Goldman Sachs Group Inc., the world’s most profitable securities firm before the financial crisis, said it’s under investigation by regulators probing the potential manipulation of foreign-exchange rates.

Currencies and commodities were added to a list of financial products and related activities that are subject to investigation, according to a regulatory filing published by the New York-based company today. The filing also added options trading and technology systems and controls to the list.

Investigators are looking at the firm’s “trading activities and communications in connection with the establishment of benchmark rates,” Goldman Sachs said in the filing. The company “is cooperating with all such regulatory investigations and reviews.”

At least eight banks including Citigroup Inc. and JPMorgan Chase & Co. have said they are being investigated by authorities examining the $5.3 trillion-a-day foreign-exchange market and are co-operating. Citigroup, JPMorgan and Barclays Plc have suspended or put on leave some of their most senior currency traders amid the inquiry. No one has been accused of wrongdoing.

The U.S. Federal Reserve is examining legal and regulatory exemptions that have allowed banks including Goldman Sachs to trade and own raw materials such as oil, coal and metals, a person with knowledge of the matter said last month.

Shared Information

Bloomberg News reported in June that currency dealers in the industry said they shared information about their positions through instant messages, executed their own trades before client orders and sought to manipulate the benchmark WM/Reuters rates by pushing through trades before and during the 60-second windows when the benchmarks are set.

The WM/Reuters rates determine what many pension funds and money managers pay for their foreign exchange and are used by index providers such as FTSE Group and MSCI Inc. to calculate daily valuations of indexes that span multiple currencies. Even small movements could affect the value of what Morningstar Inc. estimates is $3.6 trillion in funds including pension and savings accounts that track global indexes.

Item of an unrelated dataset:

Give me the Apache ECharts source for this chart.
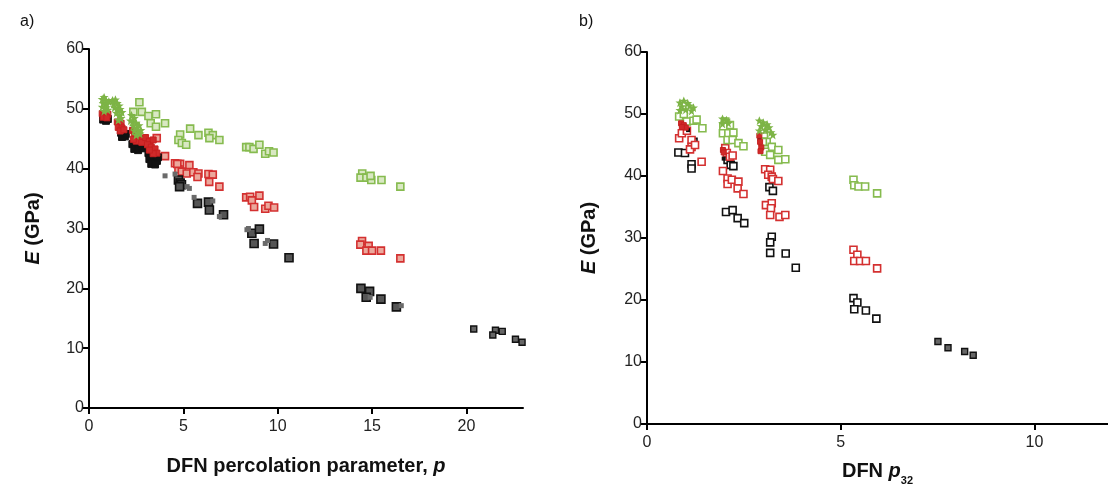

Because banks agree with clients to trade at the WM/Reuters rates, regardless of later moves, dealers are at risk of losses if the market moves against them.

The rates are published hourly for 160 currencies and half- hourly for the 21 most-traded. They are the median of all trades in a minute-long period starting 30 seconds before the beginning of each half-hour. Rates for less-widely traded currencies are based on quotes during a two-minute window.